В "Нью-Йорк, Нью-Йорк", дебютном фильме сценариста "Адаптации" и "Сияния чистого разума" Чарли Кауфмана, доказывается, что дважды два равно двум. И это страшно.
Режиссер провинциального театра Кейден Котард (Хоффман) – рыхлый, мучительный субъект, от которого, сославшись на его бездарность, пахучие подмышки и несвежий запах изо рта, сбежала в Берлин богемная супруга-лесбиянка (Кинер) – получает "грант гениев" от некоего благотворительного фонда. Остаток своей нескладной жизни он посвящает тому, что тратит эти деньги на нетленку, репетируя в монструозном ангаре размером в пол-Нью-Йорка виртуальную копию того же города по принципу "жизнь игра, а мы актеры в ней".
За годы этого увлекательного, но сизифова труда по настойчивому удвоению реальности, изящно упакованных Чарли Кауфманом в два часа, с героями фильма не происходит, пожалуй, ничего существенного. Не считая того, что они смешно стареют, обрастают двойниками, меняются с ними местами, и – единственный способ выйти из игры – отдают концы. Некоторые даже добровольно. Последним, переболев множеством редких болезней, выходит из замкнутого круга сам Котард – махнувшись ролями с пожилой статисткой, творец под занавес трансформируется в уборщицу в квартире собственной жены. Трагикомедия, которая причудилась некоторым критикам в этом исключительно серьезном фильме, наиболее показательна именно в этой линии. Чем показательны другие?
Если режиссеры, складывающие два и два, но получающие в результате пять, или дураки, или просто гении, четыре – рабочие лошадки, а три – лузеры, которым не хватило финансирования, то категорию, к которой можно отнести сценариста «Адаптации»/Adaptation/ (2002) и «Вечного сияния страсти» /Eternal Sunshine of the Spotless Mind/ (2004) , пока что не придумали – в его режиссерском дебюте дважды два оказалось равно двум. Вся сценарная смекалка Кауфмана, вся режиссерская амбиция, весь его хитроумный фильм два часа кряду иллюстрируют это тупое, удручающее равенство жизни и искусства, не оставляющее ни тому ни другому никаких шансов. Сколько ни удваивай жизнь в творческо-невротическом порыве, результат один – кирдык, и "die" – последнее слово, которое звучит в кауфмановском дебюте, заменяя "final".

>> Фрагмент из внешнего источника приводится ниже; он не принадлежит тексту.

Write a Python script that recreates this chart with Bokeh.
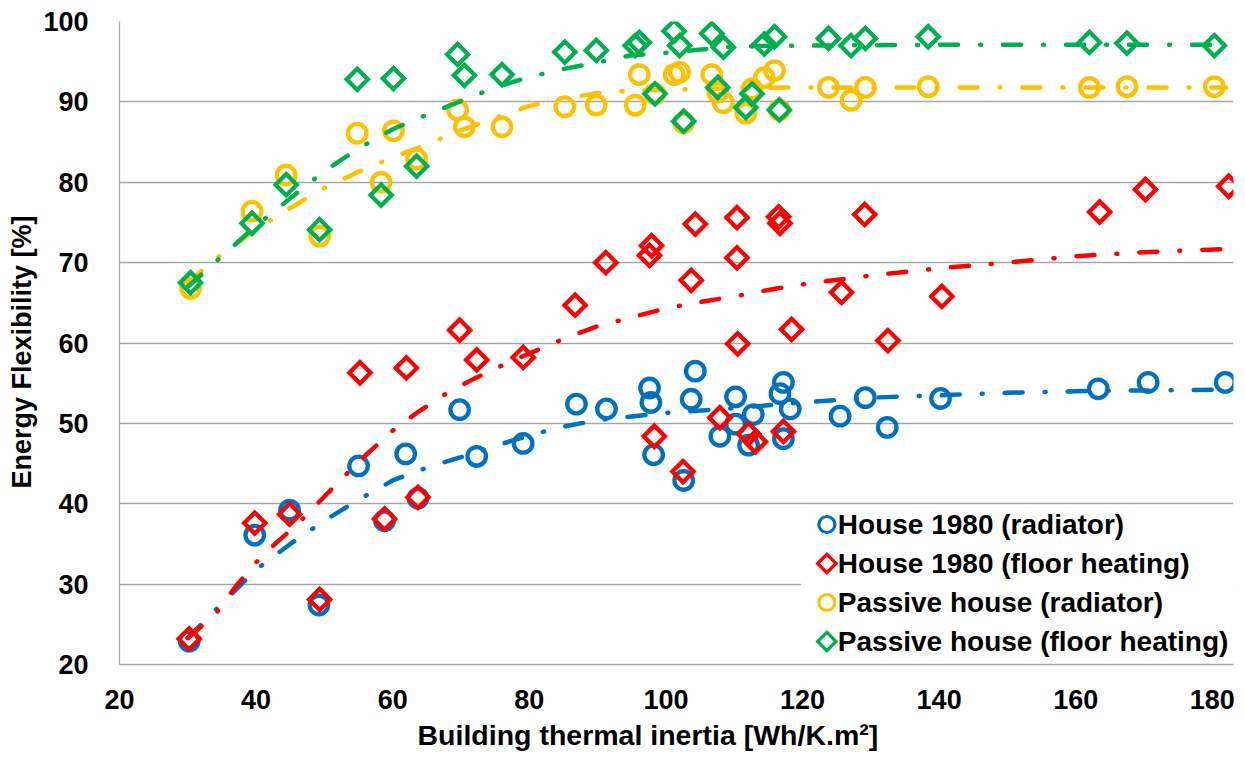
import math
from bokeh.plotting import figure
from bokeh.models import Range1d, FixedTicker, Title
from bokeh.core.properties import value
from bokeh.embed import file_html
from bokeh.resources import INLINE

# ---------------------------------------------------------------------------
# Simulated cases: building thermal inertia [Wh/K.m²] vs energy flexibility [%]
# ---------------------------------------------------------------------------
h1980_rad_x = [30.2, 39.8, 44.9, 49.2, 55.0, 58.8, 61.9, 63.7, 69.8, 72.3,
               79.1, 86.9, 91.3, 97.6, 97.8, 98.2, 102.6, 103.7, 104.3, 107.9,
               110.2, 110.2, 112.1, 112.8, 116.7, 117.2, 117.2, 118.2, 125.5, 129.2,
               132.4, 140.2, 163.3, 170.6, 181.9]
h1980_rad_y = [22.9, 36.1, 39.2, 27.4, 44.7, 37.9, 46.2, 40.7, 51.7, 45.9,
               47.5, 52.4, 51.8, 54.4, 52.6, 46.1, 42.9, 53.0, 56.5, 48.4,
               53.3, 49.9, 47.3, 51.1, 53.7, 55.1, 48.1, 51.8, 50.9, 53.2,
               49.5, 53.1, 54.3, 55.1, 55.1]

h1980_floor_x = [30.2, 39.8, 44.9, 49.3, 55.2, 58.8, 62.0, 63.7, 69.8, 72.3,
                 79.1, 86.7, 91.2, 97.6, 97.9, 98.3, 102.5, 103.7, 104.3, 107.9,
                 110.4, 110.4, 110.5, 112.1, 113.1, 116.5, 116.7, 117.2, 118.4, 125.7,
                 129.1, 132.5, 140.4, 163.5, 170.2, 182.4]
h1980_floor_y = [23.2, 37.6, 38.7, 28.1, 56.3, 38.1, 56.9, 40.8, 61.6, 57.9,
                 58.2, 64.7, 70.0, 70.9, 72.1, 48.4, 44.0, 67.8, 74.8, 50.7,
                 75.6, 70.6, 59.9, 48.7, 47.7, 75.7, 74.9, 49.0, 61.7, 66.3,
                 76.0, 60.3, 65.8, 76.3, 79.1, 79.5]

passive_x = [30.4, 39.4, 44.4, 49.3, 54.8, 58.3, 60.1, 63.5, 69.5, 70.5,
             76.0, 85.2, 89.8, 95.5, 96.1, 98.4, 101.2, 102.0, 102.6, 106.7,
             107.6, 108.4, 111.7, 112.6, 114.4, 115.9, 116.6, 123.8, 127.1, 129.2,
             138.4, 162.0, 167.5, 180.3]
passive_rad_y = [66.8, 76.4, 80.9, 73.3, 86.1, 80.0, 86.4, 82.9, 89.0, 86.9,
                 86.9, 89.4, 89.6, 89.6, 93.4, 91.0, 93.4, 93.7, 87.4, 93.4,
                 91.2, 89.9, 88.6, 91.6, 93.0, 93.9, 89.0, 91.8, 90.2, 91.8,
                 91.9, 91.8, 91.9, 91.9]
passive_floor_y = [67.5, 74.9, 79.7, 74.1, 92.8, 78.4, 92.9, 82.0, 95.9, 93.3,
                   93.4, 96.2, 96.4, 97.0, 97.4, 91.0, 98.8, 97.0, 87.6, 98.5,
                   91.8, 96.8, 89.3, 91.0, 97.2, 98.1, 89.0, 97.9, 97.0, 97.9,
                   98.1, 97.4, 97.3, 97.0]

# Fitted trend curves (sampled)
trend_h1980_rad_x = [30, 35, 40, 45, 50, 55, 60, 65, 70, 75, 80, 85, 90, 100,
                     110, 120, 130, 140, 150, 160, 170, 182]
trend_h1980_rad_y = [23.3, 27.6, 31.8, 35.0, 37.9, 40.5, 42.9, 44.5, 45.8, 47.2,
                     48.5, 49.6, 50.4, 51.3, 51.9, 52.6, 53.2, 53.5, 53.8, 54.0,
                     54.1, 54.2]
trend_h1980_floor_x = [30, 34, 37, 40, 43, 46, 50, 53, 56, 60, 64, 68, 72, 76, 80,
                       85, 90, 95, 100, 105, 110, 115, 120, 130, 140, 150, 160,
                       170, 182]
trend_h1980_floor_y = [23.3, 26.2, 29.7, 32.7, 35.2, 37.4, 40.9, 43.5, 46.0, 49.1,
                       51.6, 53.8, 55.6, 57.2, 58.7, 60.5, 62.1, 63.2, 64.3, 65.1,
                       65.8, 66.6, 67.3, 68.4, 69.3, 70.0, 70.8, 71.3, 71.7]
trend_passive_x = [30, 35, 40, 45, 50, 55, 60, 65, 70, 75, 80, 85, 90, 95, 100,
                   110, 120, 140, 160, 182]
trend_passive_rad_y = [67.5, 71.1, 74.1, 76.8, 79.3, 81.3, 83.1, 84.7, 86.5, 88.0,
                       89.5, 90.4, 91.1, 91.4, 91.5, 91.7, 91.8, 91.8, 91.8, 91.8]
trend_passive_floor_y = [67.0, 70.8, 74.6, 78.0, 81.4, 84.2, 86.6, 88.4, 90.1, 91.8,
                         93.1, 94.1, 94.9, 95.8, 96.1, 96.9, 97.0, 97.1, 97.1, 97.1]

series_labels = ["House 1980 (radiator)", "House 1980 (floor heating)",
                 "Passive house (radiator)", "Passive house (floor heating)"]
x_title = "Building thermal inertia [Wh/K.m²]"
y_title = "Energy Flexibility [%]"
x_ticks = [20, 40, 60, 80, 100, 120, 140, 160, 180]
y_ticks = [20, 30, 40, 50, 60, 70, 80, 90, 100]

BLUE, RED, YELLOW, GREEN = "#0070C0", "#FF0000", "#FFC000", "#00B050"
FONT = "Liberation Sans"

# ---------------------------------------------------------------------------
W, H = 1245, 758
B_LEFT, B_RIGHT, B_TOP, B_BOTTOM = 118, 12, 21, 94
X0, X1, Y0, Y1 = 20, 183.1, 20, 100

p = figure(width=W, height=H, x_range=Range1d(X0, X1), y_range=Range1d(Y0, Y1),
           output_backend="svg", toolbar_location=None,
           min_border_left=B_LEFT, min_border_right=B_RIGHT,
           min_border_top=B_TOP, min_border_bottom=B_BOTTOM,
           background_fill_color="white", border_fill_color="white",
           outline_line_color=None)

p.xgrid.visible = False
p.ygrid.grid_line_color = "#a6a6a6"
p.ygrid.grid_line_width = 1.3
p.xaxis.ticker = FixedTicker(ticks=x_ticks)
p.yaxis.ticker = FixedTicker(ticks=y_ticks)

for ax in (p.xaxis[0], p.yaxis[0]):
    ax.axis_line_color = "#a6a6a6"
    ax.axis_line_width = 1.3
    ax.major_tick_line_color = None
    ax.minor_tick_line_color = None
    ax.major_label_text_font = FONT
    ax.major_label_text_font_style = "bold"
    ax.major_label_text_font_size = "27px"
    ax.major_label_text_color = "black"

p.xaxis.major_label_standoff = 19
p.yaxis.major_label_standoff = 25

# Axis titles as side titles, so that they can be offset along the axis
p.add_layout(Title(text=x_title, align="left", offset=298, vertical_align="bottom",
                   standoff=11, text_font=FONT, text_font_style="bold",
                   text_font_size="28.5px", text_color="black"), "below")
p.add_layout(Title(text=y_title, align="left", offset=176, vertical_align="bottom",
                   standoff=8, text_font=FONT, text_font_style="bold",
                   text_font_size="27px", text_color="black"), "left")

DASH = "18 22 1 22"
CIRCLE = dict(marker="circle", size=18.5, fill_color=None, line_width=4.3)
DIAMOND = dict(marker="square", angle=math.pi / 4, size=15, fill_color=None,
               line_width=4.3, line_join="miter")

def trend(xs, ys, color):
    p.line(xs, ys, line_color=color, line_width=4.5, line_dash=DASH, line_cap="round")

p.scatter(h1980_rad_x, h1980_rad_y, line_color=BLUE, **CIRCLE)
trend(trend_h1980_rad_x, trend_h1980_rad_y, BLUE)
p.scatter(h1980_floor_x, h1980_floor_y, line_color=RED, **DIAMOND)
trend(trend_h1980_floor_x, trend_h1980_floor_y, RED)
p.scatter(passive_x, passive_rad_y, line_color=YELLOW, **CIRCLE)
trend(trend_passive_x, trend_passive_rad_y, YELLOW)
p.scatter(passive_x, passive_floor_y, line_color=GREEN, **DIAMOND)
trend(trend_passive_x, trend_passive_floor_y, GREEN)

# ---------------------------------------------------------------------------
# Legend box in the lower right corner of the plot area (laid out in pixels)
frame_w = W - B_LEFT - B_RIGHT
frame_h = H - B_TOP - B_BOTTOM

def px_x(sx):
    return X0 + (sx - B_LEFT) / frame_w * (X1 - X0)

def px_y(sy):
    return Y1 - (sy - B_TOP) / frame_h * (Y1 - Y0)

p.quad(left=[px_x(800)], right=[X1], bottom=[px_y(662.5)], top=[px_y(506)],
       fill_color="white", line_color=None)

row_y = [px_y(524 + 39 * i) for i in range(len(series_labels))]
mark_x = [px_x(826)] * len(series_labels)
colors = [BLUE, RED, YELLOW, GREEN]
for i, (lab, col) in enumerate(zip(series_labels, colors)):
    if i % 2 == 0:
        p.scatter([mark_x[i]], [row_y[i]], marker="circle", size=16, fill_color=None,
                  line_color=col, line_width=3.2)
    else:
        p.scatter([mark_x[i]], [row_y[i]], marker="square", angle=math.pi / 4, size=13,
                  fill_color=None, line_color=col, line_width=3.2, line_join="miter")
p.text(x=[px_x(837)] * len(series_labels), y=row_y, text=series_labels,
       text_font=value(FONT), text_font_style="bold", text_font_size="28px",
       text_color="black", text_baseline="middle", text_align="left")

open("out.html", "w").write(file_html(p, INLINE))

Корнем зла, из которого Кауфман вырастил свою развесистую клюкву про полную идентичность двух реальностей – искусственной и настоящей – схлопнутых в результате в ноль, стала траченная молью постмодернистская аксиома, что творчество не производит новой информации. Творчество Котарда – наверняка: его шизофреническая деятельность по удвоению жизни методом копи-паст вообще нельзя назвать процессом креативным. Как нельзя назвать художественным тот симулякр города, который он весь фильм строит у себя в ангаре. Но не той же ли стратегии подчиняет свой метод и режиссер-сценарист Кауфман, который также придумывает искусственную жизнь в ангаре собственной головы, потом через палец левой ноги ее из головы высасывает, а теперь и сам экранизирует?
Кауфман прав: 99 процентов "творческих" продуктов, которые потребляет человек, тавтологичны, бесмыссленны, и неоригинальны. И обидно, что дебют одного из лучших американских сценаристов, перерабатывающий шум в шум – интересно, изощренно, но без выработки нового сигнала – в оставшийся один процент так и не вошел.
Похоже, разница между глупым фильмом и умным (а дебют Кауфмана – самый умный фильм прошлого года и, может быть, даже нынешнего) стерлась окончательно. Самое интересное вертится посередине.